First contact:
She approached from the south side of town, having gotten off at the wrong subway stop. She had the address clutched in her hand, the only person she knew would be her new friend Amy – who had invited her. Her stilettoes clickered on the sidewalk.
The party was at a storefront art gallery in Soho on a bombed-out grafittied block. People raged out onto the sidewalk. Painters, B-level rock stars, blue-haired girls in dog collars chained to their boyfriends, and writers, and multimedia gurus, and off-Broadway actors and performance artists . Oil paintings stacked up against the walls. If you wanted to look at the artist’s work, you had to dig through it. There wasn’t enough wall space to show his stuff – his paintings were huge, massive canvases. Deep colors, moody urban scenes, fire escapes, a yellow window in the midnight blue, a glimpse of a girl in a negligee. A small back room with a big industrial sink served as the drink area. Mayhem. Hard stuff, a keg, gallon jugs of wine, paper cups, paint-stained sink.
She knew no one. She could not find Amy, although she squinted closely at every glowing blonde-haired woman there. She joined the raging crowd. She stood and looked at the paintings, falling up into those deep dark midnight blues. No one looked at her twice. There was no need to be intimidated. It was a party.
Metallica pounded out of the huge mounted speakers, she could feel the beat in her DNA, it shook the walls. The space was so small there was no room to navigate. A girl with jet-black hair, plastic platform boots, and ripped fishnets did lines of coke off the windowsill, jammed up against the wall with her gorgeous Sinead- O’Connor-bald friend. She could pick out the art dealers without even having to be told that they were there. She could tell by how they looked at the paintings. Even at a coke-fueled renegade party in a ratty storefront, the art dealers were recognizable. Someone shouted, “TURN IT UP” and even though she could not believe the music could get any louder … it then did. Metallica. Pounding. Mindless. The jammed-in crowd was moving – as one. Jumping. Thrashing. No boundaries between people. Arms in the air, pumping – people lost in the moment. It could not be resisted. She knew no one. But there she was – thrashing around – lost – lost … lost … Music that loud and that insistent breaks you apart at the molecules. Exhilaration. And a feeling that life can never get back to normal. Thrashing in a bombed-out gallery with strangers. A feeling that life should always be like this.
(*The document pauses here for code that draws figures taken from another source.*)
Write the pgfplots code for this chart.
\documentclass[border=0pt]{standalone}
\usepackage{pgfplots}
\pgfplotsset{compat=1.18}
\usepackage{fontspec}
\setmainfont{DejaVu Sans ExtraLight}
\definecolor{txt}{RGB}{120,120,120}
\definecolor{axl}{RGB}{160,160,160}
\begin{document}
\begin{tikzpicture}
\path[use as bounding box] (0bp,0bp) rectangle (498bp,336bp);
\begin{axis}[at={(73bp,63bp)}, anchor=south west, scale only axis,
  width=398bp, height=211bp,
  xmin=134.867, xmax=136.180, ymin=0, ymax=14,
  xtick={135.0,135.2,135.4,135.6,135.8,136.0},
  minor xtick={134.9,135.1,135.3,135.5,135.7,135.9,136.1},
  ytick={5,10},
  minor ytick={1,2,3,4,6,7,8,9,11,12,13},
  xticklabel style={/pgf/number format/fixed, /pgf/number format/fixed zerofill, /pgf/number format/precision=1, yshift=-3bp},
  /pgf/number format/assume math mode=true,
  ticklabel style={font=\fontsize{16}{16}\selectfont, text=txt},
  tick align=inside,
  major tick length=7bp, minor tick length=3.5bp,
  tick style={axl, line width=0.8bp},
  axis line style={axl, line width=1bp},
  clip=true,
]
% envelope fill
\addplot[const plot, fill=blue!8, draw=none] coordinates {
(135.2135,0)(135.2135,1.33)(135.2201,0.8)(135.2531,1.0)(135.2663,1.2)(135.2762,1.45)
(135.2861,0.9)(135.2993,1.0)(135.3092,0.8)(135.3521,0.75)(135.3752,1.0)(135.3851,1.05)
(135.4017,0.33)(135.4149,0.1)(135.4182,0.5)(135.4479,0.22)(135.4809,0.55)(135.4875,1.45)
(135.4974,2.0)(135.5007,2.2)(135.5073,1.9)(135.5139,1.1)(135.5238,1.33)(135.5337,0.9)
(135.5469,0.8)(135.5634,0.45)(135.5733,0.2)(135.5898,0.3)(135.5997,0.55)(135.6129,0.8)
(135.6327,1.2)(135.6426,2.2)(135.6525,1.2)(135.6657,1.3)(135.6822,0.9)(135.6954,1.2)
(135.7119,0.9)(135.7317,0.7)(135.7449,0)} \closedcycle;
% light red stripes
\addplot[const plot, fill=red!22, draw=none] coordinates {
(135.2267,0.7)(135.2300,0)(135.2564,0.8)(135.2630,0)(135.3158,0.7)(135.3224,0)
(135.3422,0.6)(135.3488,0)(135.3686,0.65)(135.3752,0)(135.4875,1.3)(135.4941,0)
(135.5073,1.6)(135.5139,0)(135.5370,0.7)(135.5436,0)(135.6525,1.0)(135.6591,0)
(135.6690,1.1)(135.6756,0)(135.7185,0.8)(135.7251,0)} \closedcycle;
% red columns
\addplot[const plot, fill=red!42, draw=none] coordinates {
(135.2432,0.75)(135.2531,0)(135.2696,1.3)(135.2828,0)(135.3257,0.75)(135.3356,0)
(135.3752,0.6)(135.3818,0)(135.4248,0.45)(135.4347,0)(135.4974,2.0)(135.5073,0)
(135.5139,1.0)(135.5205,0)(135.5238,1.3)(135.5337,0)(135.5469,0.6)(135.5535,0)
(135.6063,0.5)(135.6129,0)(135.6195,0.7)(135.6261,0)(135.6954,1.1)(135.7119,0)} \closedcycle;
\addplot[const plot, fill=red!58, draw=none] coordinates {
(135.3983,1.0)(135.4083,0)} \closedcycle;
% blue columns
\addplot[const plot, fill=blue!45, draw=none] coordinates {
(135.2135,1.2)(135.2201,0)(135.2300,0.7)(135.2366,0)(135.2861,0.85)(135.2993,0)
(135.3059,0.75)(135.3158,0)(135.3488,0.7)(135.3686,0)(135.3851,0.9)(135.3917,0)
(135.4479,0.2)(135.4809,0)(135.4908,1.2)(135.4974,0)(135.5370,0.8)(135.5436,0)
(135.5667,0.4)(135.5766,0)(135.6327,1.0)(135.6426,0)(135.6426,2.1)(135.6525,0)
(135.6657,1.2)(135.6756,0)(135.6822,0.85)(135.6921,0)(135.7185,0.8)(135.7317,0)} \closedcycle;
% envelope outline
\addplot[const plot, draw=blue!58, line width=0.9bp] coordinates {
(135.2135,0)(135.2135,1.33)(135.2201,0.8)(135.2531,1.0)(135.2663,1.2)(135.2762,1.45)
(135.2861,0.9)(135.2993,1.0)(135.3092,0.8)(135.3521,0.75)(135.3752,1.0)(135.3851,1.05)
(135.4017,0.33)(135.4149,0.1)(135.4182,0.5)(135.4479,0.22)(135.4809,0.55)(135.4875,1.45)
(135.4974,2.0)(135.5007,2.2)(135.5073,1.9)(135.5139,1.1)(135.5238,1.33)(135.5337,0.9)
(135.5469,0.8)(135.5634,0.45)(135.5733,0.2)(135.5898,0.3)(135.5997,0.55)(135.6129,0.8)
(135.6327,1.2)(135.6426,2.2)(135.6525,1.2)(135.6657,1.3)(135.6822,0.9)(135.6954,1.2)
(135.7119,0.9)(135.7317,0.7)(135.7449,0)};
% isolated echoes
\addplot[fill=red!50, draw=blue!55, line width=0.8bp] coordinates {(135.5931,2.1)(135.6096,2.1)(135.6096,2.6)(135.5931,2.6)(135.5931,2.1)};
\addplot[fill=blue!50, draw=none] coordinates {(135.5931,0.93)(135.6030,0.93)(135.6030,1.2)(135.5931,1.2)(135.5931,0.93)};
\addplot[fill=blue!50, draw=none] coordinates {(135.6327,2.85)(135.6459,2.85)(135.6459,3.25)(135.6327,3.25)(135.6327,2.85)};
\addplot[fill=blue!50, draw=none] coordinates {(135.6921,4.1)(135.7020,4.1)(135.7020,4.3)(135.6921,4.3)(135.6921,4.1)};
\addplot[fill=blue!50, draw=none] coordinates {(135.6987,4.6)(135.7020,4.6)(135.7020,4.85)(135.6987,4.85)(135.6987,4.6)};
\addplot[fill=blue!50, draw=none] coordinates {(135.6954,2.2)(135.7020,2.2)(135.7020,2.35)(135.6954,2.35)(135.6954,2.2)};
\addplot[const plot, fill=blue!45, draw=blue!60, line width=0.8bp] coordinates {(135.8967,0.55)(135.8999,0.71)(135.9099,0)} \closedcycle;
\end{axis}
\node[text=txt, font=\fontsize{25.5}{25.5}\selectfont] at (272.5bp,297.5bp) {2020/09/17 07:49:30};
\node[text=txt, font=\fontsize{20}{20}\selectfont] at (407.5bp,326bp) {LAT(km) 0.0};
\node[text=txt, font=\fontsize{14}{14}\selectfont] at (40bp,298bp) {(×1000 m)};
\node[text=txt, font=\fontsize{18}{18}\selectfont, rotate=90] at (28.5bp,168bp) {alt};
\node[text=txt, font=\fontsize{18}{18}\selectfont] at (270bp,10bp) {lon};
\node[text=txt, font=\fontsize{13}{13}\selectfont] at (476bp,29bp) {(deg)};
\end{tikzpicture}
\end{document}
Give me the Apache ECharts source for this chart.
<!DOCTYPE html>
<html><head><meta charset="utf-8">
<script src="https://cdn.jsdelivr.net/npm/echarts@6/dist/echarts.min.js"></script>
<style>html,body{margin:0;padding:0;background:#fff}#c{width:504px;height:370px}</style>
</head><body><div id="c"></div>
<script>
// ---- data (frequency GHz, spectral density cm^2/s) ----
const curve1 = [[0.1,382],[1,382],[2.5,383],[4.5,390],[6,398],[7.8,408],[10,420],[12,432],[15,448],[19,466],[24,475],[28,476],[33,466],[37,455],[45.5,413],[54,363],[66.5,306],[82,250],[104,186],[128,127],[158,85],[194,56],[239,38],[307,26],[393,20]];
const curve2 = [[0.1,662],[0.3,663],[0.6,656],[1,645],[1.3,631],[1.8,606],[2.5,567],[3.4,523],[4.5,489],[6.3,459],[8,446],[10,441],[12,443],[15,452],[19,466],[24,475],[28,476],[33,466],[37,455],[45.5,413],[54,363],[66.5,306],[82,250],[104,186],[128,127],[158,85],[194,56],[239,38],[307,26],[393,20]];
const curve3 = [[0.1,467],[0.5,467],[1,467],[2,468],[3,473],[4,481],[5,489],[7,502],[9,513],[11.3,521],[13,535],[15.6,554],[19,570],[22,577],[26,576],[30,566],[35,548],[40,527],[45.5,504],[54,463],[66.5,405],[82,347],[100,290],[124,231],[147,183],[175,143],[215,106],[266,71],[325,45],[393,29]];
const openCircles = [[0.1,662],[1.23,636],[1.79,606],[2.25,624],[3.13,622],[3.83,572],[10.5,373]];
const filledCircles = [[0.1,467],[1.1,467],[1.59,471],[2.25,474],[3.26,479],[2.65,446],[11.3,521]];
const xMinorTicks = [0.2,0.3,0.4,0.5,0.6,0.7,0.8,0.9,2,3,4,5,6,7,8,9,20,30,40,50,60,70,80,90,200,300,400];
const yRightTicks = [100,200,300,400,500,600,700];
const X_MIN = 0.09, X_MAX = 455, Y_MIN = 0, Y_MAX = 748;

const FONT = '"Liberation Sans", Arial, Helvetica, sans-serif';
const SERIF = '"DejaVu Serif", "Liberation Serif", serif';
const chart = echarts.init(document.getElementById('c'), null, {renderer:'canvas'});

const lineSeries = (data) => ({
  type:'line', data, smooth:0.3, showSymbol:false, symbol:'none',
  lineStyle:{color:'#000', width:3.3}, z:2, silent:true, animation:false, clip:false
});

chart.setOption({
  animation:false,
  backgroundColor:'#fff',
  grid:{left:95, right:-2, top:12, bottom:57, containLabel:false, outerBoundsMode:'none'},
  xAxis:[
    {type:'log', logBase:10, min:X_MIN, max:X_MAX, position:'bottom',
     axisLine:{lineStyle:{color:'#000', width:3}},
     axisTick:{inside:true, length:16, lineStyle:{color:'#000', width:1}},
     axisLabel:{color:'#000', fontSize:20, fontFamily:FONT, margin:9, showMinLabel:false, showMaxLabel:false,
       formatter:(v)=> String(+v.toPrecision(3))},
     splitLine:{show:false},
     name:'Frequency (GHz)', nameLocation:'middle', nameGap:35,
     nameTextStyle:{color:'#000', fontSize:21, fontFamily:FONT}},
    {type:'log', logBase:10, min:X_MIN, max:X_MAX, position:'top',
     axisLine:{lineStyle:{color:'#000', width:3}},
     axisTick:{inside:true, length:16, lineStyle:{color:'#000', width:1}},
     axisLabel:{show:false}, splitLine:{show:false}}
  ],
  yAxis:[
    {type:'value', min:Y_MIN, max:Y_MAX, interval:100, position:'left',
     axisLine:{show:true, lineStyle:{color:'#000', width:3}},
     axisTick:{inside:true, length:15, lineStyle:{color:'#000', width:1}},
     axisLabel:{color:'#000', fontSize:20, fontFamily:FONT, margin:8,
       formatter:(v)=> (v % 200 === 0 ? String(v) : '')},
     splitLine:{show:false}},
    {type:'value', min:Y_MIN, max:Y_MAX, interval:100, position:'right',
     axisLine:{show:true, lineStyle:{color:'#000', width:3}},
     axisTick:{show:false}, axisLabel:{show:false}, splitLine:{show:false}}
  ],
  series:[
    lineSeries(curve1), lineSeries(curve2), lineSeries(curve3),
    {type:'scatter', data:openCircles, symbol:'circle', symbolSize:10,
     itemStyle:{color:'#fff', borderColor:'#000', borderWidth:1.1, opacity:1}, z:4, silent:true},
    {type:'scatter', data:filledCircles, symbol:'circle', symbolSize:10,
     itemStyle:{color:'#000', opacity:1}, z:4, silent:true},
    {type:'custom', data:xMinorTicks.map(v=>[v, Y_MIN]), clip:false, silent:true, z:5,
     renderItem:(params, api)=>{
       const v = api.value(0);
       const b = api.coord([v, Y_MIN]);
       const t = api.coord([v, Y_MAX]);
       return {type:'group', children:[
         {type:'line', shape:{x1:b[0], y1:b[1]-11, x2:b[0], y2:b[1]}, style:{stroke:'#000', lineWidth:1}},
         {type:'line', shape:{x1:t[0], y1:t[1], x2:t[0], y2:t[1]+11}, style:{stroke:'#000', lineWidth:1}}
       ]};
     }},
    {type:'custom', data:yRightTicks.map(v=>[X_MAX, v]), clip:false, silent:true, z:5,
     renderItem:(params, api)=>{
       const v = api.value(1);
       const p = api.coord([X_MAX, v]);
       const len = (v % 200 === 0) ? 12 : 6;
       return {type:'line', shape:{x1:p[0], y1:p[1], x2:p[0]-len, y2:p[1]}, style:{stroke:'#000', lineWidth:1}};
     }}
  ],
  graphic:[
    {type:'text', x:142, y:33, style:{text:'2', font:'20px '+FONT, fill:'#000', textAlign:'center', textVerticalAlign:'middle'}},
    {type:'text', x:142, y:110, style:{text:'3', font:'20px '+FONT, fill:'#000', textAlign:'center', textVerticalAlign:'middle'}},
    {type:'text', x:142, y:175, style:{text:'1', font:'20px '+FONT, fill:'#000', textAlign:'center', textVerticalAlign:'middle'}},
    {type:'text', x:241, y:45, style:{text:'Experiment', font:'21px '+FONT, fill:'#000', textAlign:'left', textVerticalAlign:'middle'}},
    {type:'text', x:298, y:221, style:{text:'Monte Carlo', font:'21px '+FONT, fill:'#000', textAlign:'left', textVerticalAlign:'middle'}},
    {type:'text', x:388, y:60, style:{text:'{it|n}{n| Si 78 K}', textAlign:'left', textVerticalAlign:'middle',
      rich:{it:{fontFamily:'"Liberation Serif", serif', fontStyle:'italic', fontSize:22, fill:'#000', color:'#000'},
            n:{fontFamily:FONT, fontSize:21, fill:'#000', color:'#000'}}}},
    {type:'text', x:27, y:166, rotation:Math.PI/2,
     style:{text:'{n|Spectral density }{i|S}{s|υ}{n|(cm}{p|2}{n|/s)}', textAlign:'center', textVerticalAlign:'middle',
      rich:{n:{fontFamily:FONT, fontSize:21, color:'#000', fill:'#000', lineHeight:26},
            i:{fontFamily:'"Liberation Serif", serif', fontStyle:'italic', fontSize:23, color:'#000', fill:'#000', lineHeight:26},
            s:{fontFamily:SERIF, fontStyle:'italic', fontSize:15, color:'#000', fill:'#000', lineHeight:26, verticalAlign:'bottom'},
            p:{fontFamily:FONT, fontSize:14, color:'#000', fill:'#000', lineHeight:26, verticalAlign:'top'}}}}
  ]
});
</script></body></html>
Then she saw Amy, through the open door, out on the sidewalk. Her hair blonde and gleaming, leather pants, little black-rimmed glasses. They did not know each other that well yet. This was their first “date”. There was a feeling between them that this friendship could become important. Extricating herself from Metallica, she pushed her way through the throngs to come outside, out of the pound of the sound, the black gleaming concrete landscape stretching out, east, west, north. Amy stood on the sidewalk talking to a tall beefy guy who had a teeny thin Fu Manchu beard coming out of his beefy chin. He was smoking, and guffawing with laughter. Later she would think that his laugh was one of the best laughs she had ever heard. Amy saw her, and started screaming with excitement: “Oh my God!!! You came! I am so excited!!!” Then a big rowdy hug, jumping up and down together, laughing.
She noticed Fu Manchu watching them hug. He grinned at her, as she was being hugged by Amy. He stated, to no one in particular, “I love female bonding.” He seemed to mean it.
Amy pulled back and said, “Oh! Have you two met?”
“No.” she said.
Fu Manchu had not taken his eyes off of her. “Nope.” He held out his hand. They shook. He smiled at her, didn’t let go. Suddenly it was not a handshake. It was an odd meeting of the minds. She couldn’t look away. Like he was a cobra or something. And he was not breaking the moment.
“Want a drink?” he said.
She nodded.
He pushed himself into the party, the wall of thrashing people, on a mission.
It was a moment. Noticeable only to the two of them. She couldn’t even label it. If she had never met him again, she still would have remembered him. Something … something … something in the grin, the observational stance, “I love female bonding”, holding onto her hand, smiling at her … something … something … there was something about him … Had they met before? It seemed so.
He never did come back with her drink. He must have gotten distracted.
So that was it. For the moment. It would be a year and a half before they would meet again.
i’m intrigued — and captivated!
more?
I’m with Amelie.
More please. I’m assuming there’s more….
Good storytellers like Sheila know when to pause to let us think about it. The details marinate and the unanswered questions simmer until, with a burst of flavor, the next morsel arrives. Either that or she’s a big tease.
Either that or she hasn’t written anything else yet… =)
Arrrggghhh….need….closure….
Why can’t I find Part 2?
Hi David!! Part 2 is sitting in my notebook. It’s a doozy – really long – and I’m not ready to launch it yet. I’m kind of skipping around here.
what do you think?
You know that you are one of my “ideal readers”, if there is such a thing.